> [Written exercise]:
Copy out the listing in full, exactly as written, but not its pictures.
## START Stored data
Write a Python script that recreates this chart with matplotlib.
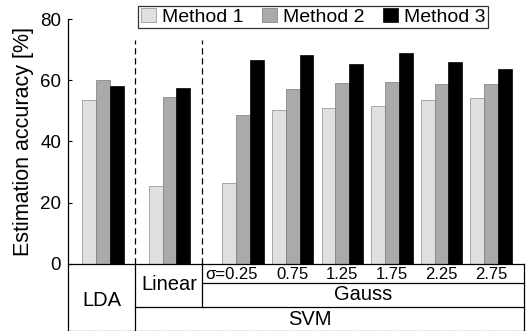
import numpy as np
import matplotlib
matplotlib.use("Agg")
import matplotlib.pyplot as plt

plt.rcParams['font.family'] = ['Liberation Sans', 'DejaVu Sans']

# data
groups = ["LDA", "Linear", "0.25", "0.75", "1.25", "1.75", "2.25", "2.75"]
method1 = [53.4, 25.4, 26.4, 50.2, 50.9, 51.6, 53.4, 54.2]
method2 = [60.0, 54.5, 48.8, 57.3, 59.2, 59.5, 58.7, 58.7]
method3 = [58.1, 57.4, 66.5, 68.4, 65.4, 69.0, 66.0, 63.8]
methods = ["Method 1", "Method 2", "Method 3"]
sigma_labels = ["\u03c3=0.25", "0.75", "1.25", "1.75", "2.25", "2.75"]
yticks = [0, 20, 40, 60, 80]

# layout (x in pixel-like units from the y axis)
x_right = 456
cell_edges = [0, 67, 134]
gauss_first, gauss_step = 175, 49.6
group_x = np.r_[35, 101.5, gauss_first + gauss_step * np.arange(6)]
bar_w = 13.8
colors = ["#e0e0e0", "#aaaaaa", "#000000"]
edges = ["#8a8a8a", "#7a7a7a", "#000000"]
y_bottom = -21.9
row1, row2 = -6.3, -13.9

fig = plt.figure(figsize=(5.27, 3.31), dpi=100)
ax = fig.add_axes([68 / 527, 0, (524 - 68) / 527, (331 - 19) / 331])

for i, vals in enumerate([method1, method2, method3]):
    ax.bar(group_x + (i - 1) * bar_w, vals, bar_w, color=colors[i],
           edgecolor=edges[i], linewidth=0.5, label=methods[i], zorder=2)

ax.set_xlim(0, x_right)
ax.set_ylim(y_bottom, 80)
ax.set_yticks(yticks)
ax.tick_params(axis='y', direction='in', length=3, width=0.8, labelsize=13.5, pad=5)
ax.tick_params(axis='x', bottom=False, labelbottom=False)
ax.set_ylabel("Estimation accuracy [%]", fontsize=15.5)
ax.yaxis.set_label_coords(-0.074, (40 - y_bottom) / (80 - y_bottom))

for s in ['top', 'bottom']:
    ax.spines[s].set_visible(False)
ax.spines['left'].set_linewidth(0.9)
ax.spines['right'].set_linewidth(0.9)
ax.spines['right'].set_bounds(y_bottom, 0)

# dashed separators above the table
for xe in cell_edges[1:]:
    ax.plot([xe, xe], [0, 73.3], ls=(0, (5, 3)), color='k', lw=0.9, zorder=1)

# table below the bars
lk = dict(color='k', lw=0.9, clip_on=False, zorder=3)
ax.plot([0, x_right], [0, 0], **lk)
ax.plot([cell_edges[1]] * 2, [0, y_bottom], **lk)
ax.plot([cell_edges[2]] * 2, [0, row2], **lk)
ax.plot([cell_edges[2], x_right], [row1, row1], **lk)
ax.plot([cell_edges[1], x_right], [row2, row2], **lk)
ax.plot([0, x_right], [y_bottom + 0.2, y_bottom + 0.2], color='#bbbbbb', lw=0.6, ls=':', clip_on=False)

ax.text(33.5, -11.8, "LDA", ha='center', va='center', fontsize=14.5)
ax.text(101, -6.8, "Linear", ha='center', va='center', fontsize=14.5)
for j, lab in enumerate(sigma_labels):
    xc = group_x[2 + j]
    if j == 0:
        ax.text(cell_edges[2] + 3, -3.6, lab, ha='left', va='center', fontsize=12)
    else:
        ax.text(xc, -3.6, lab, ha='center', va='center', fontsize=12)
ax.text((cell_edges[2] + x_right) / 2, -10.1, "Gauss", ha='center', va='center', fontsize=14.5)
ax.text(242, -18.3, "SVM", ha='center', va='center', fontsize=14.5)

leg = fig.legend(loc='upper right', bbox_to_anchor=(487.5 / 527, (331 - 6) / 331),
                 ncol=3, fontsize=14, frameon=True, fancybox=False,
                 handlelength=0.78, handleheight=0.7, handletextpad=0.3,
                 columnspacing=0.95, borderpad=0.12, borderaxespad=0.0)
leg.get_frame().set_edgecolor('k')
leg.get_frame().set_linewidth(0.9)

fig.savefig("out.png", dpi=100)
## END Stored data
> [Expected answer]:
Write a Python script that recreates this chart with matplotlib.
import numpy as np
import matplotlib
matplotlib.use("Agg")
import matplotlib.pyplot as plt

plt.rcParams['font.family'] = ['Liberation Sans', 'DejaVu Sans']

# data
groups = ["LDA", "Linear", "0.25", "0.75", "1.25", "1.75", "2.25", "2.75"]
method1 = [53.4, 25.4, 26.4, 50.2, 50.9, 51.6, 53.4, 54.2]
method2 = [60.0, 54.5, 48.8, 57.3, 59.2, 59.5, 58.7, 58.7]
method3 = [58.1, 57.4, 66.5, 68.4, 65.4, 69.0, 66.0, 63.8]
methods = ["Method 1", "Method 2", "Method 3"]
sigma_labels = ["\u03c3=0.25", "0.75", "1.25", "1.75", "2.25", "2.75"]
yticks = [0, 20, 40, 60, 80]

# layout (x in pixel-like units from the y axis)
x_right = 456
cell_edges = [0, 67, 134]
gauss_first, gauss_step = 175, 49.6
group_x = np.r_[35, 101.5, gauss_first + gauss_step * np.arange(6)]
bar_w = 13.8
colors = ["#e0e0e0", "#aaaaaa", "#000000"]
edges = ["#8a8a8a", "#7a7a7a", "#000000"]
y_bottom = -21.9
row1, row2 = -6.3, -13.9

fig = plt.figure(figsize=(5.27, 3.31), dpi=100)
ax = fig.add_axes([68 / 527, 0, (524 - 68) / 527, (331 - 19) / 331])

for i, vals in enumerate([method1, method2, method3]):
    ax.bar(group_x + (i - 1) * bar_w, vals, bar_w, color=colors[i],
           edgecolor=edges[i], linewidth=0.5, label=methods[i], zorder=2)

ax.set_xlim(0, x_right)
ax.set_ylim(y_bottom, 80)
ax.set_yticks(yticks)
ax.tick_params(axis='y', direction='in', length=3, width=0.8, labelsize=13.5, pad=5)
ax.tick_params(axis='x', bottom=False, labelbottom=False)
ax.set_ylabel("Estimation accuracy [%]", fontsize=15.5)
ax.yaxis.set_label_coords(-0.074, (40 - y_bottom) / (80 - y_bottom))

for s in ['top', 'bottom']:
    ax.spines[s].set_visible(False)
ax.spines['left'].set_linewidth(0.9)
ax.spines['right'].set_linewidth(0.9)
ax.spines['right'].set_bounds(y_bottom, 0)

# dashed separators above the table
for xe in cell_edges[1:]:
    ax.plot([xe, xe], [0, 73.3], ls=(0, (5, 3)), color='k', lw=0.9, zorder=1)

# table below the bars
lk = dict(color='k', lw=0.9, clip_on=False, zorder=3)
ax.plot([0, x_right], [0, 0], **lk)
ax.plot([cell_edges[1]] * 2, [0, y_bottom], **lk)
ax.plot([cell_edges[2]] * 2, [0, row2], **lk)
ax.plot([cell_edges[2], x_right], [row1, row1], **lk)
ax.plot([cell_edges[1], x_right], [row2, row2], **lk)
ax.plot([0, x_right], [y_bottom + 0.2, y_bottom + 0.2], color='#bbbbbb', lw=0.6, ls=':', clip_on=False)

ax.text(33.5, -11.8, "LDA", ha='center', va='center', fontsize=14.5)
ax.text(101, -6.8, "Linear", ha='center', va='center', fontsize=14.5)
for j, lab in enumerate(sigma_labels):
    xc = group_x[2 + j]
    if j == 0:
        ax.text(cell_edges[2] + 3, -3.6, lab, ha='left', va='center', fontsize=12)
    else:
        ax.text(xc, -3.6, lab, ha='center', va='center', fontsize=12)
ax.text((cell_edges[2] + x_right) / 2, -10.1, "Gauss", ha='center', va='center', fontsize=14.5)
ax.text(242, -18.3, "SVM", ha='center', va='center', fontsize=14.5)

leg = fig.legend(loc='upper right', bbox_to_anchor=(487.5 / 527, (331 - 6) / 331),
                 ncol=3, fontsize=14, frameon=True, fancybox=False,
                 handlelength=0.78, handleheight=0.7, handletextpad=0.3,
                 columnspacing=0.95, borderpad=0.12, borderaxespad=0.0)
leg.get_frame().set_edgecolor('k')
leg.get_frame().set_linewidth(0.9)

fig.savefig("out.png", dpi=100)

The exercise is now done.